Rather than leaving us with this piece of late Mark Twain darkness, however, Williams ends the novel by following Andrews back to Butchers Crossing for a week of thoughtless beauty and pleasure with the one substantial female character, Francine; together, they carve out a space apart from the world.

Butcher’s Crossing also follows him when he breaks trust with her and sneaks away, leaving the money she had pointedly refused to accept from him; money that reduces their week together to another salable commodity. That moment helps readers to link the pointless slaughter of unsalable buffaloes to the spooky absence of Native Americans from this whitened West. The pattern can, and is meant to, spiral outward, encompassing also the destructive zeal of Cold War America, reaching out eagerly, with Emersonian zeal, to the east, west, north, and south. In 1960 Louis L’Amour ruled the western novel, and Hollywood featured leather-skinned John Wayne’s machismo and the liberal piety of Gary Cooper’s High Noon. Is it surprising there was so little space for Williams’s pessimism?

Butcher’s Crossing ends with the reader certain, dead certain, that the destruction of the past cannot be undone. Yet there’s a hint of hope: the novel takes seriously both the cost and the appeal of what it calls “vitality.” When Andrews feels it moving through him during a river crossing late in the book, that is both promise and threat.

As the animal stepped slowly forward, Andrews felt for brief instants the sickening sensation of weightlessness as he and the horse were buoyed and pushed aside by the swift current. The roaring was intense and hollow in his ears; he looked down from the point of land that dipped and swayed in his sight, and saw the water.

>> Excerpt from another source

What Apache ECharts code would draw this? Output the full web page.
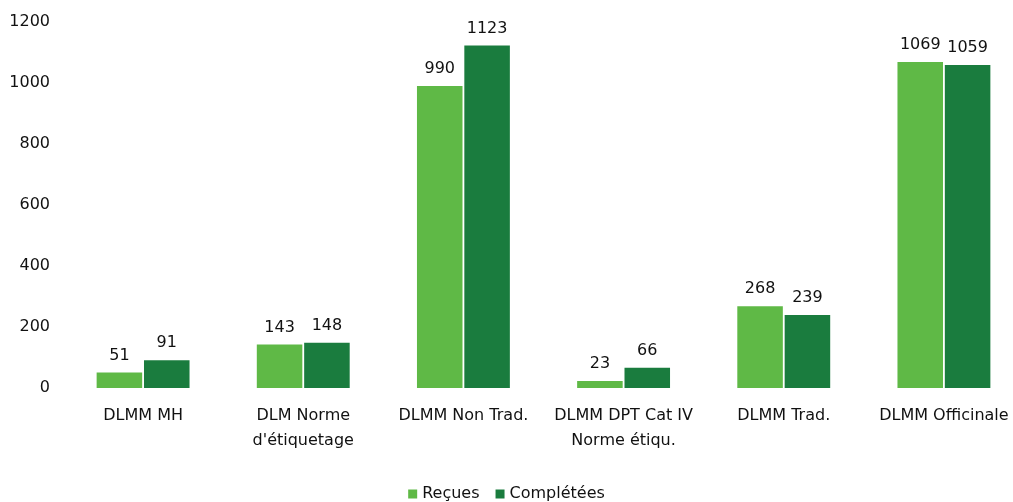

It was a deep but transparent greenish brown, and it flowed past him in thick ropes and sheeted wedges, in shapes that changed with an incredible complexity before his gaze.

Five minutes later the river sends a log crashing into Andrews’s partner Schneider—a log that kills horse and rider both, then casually tips their winter’s worth of buffalo hides into the flood. But those “thick ropes and sheeted wedges” are still there, still haunting. They even hover below the surface in the novel’s final line: “he rode forward without hurry, and felt behind him the sun slowly rise and harden the air.” Go west, not-quite-so-young man.

There is no reason we should congratulate ourselves for being among the living: “vitality” is not a virtue, just a fact of life. Still, we make sense of Nature by being buoyed and pushed aside by it. Thoreau craves “Contact! Contact!” with Nature in its unapproachable inhumanity. Williams does not aim to show us Nature as it is when we are not around. Instead, he details what it feels like when it tugs at us, makes us respond to its lineaments and its power.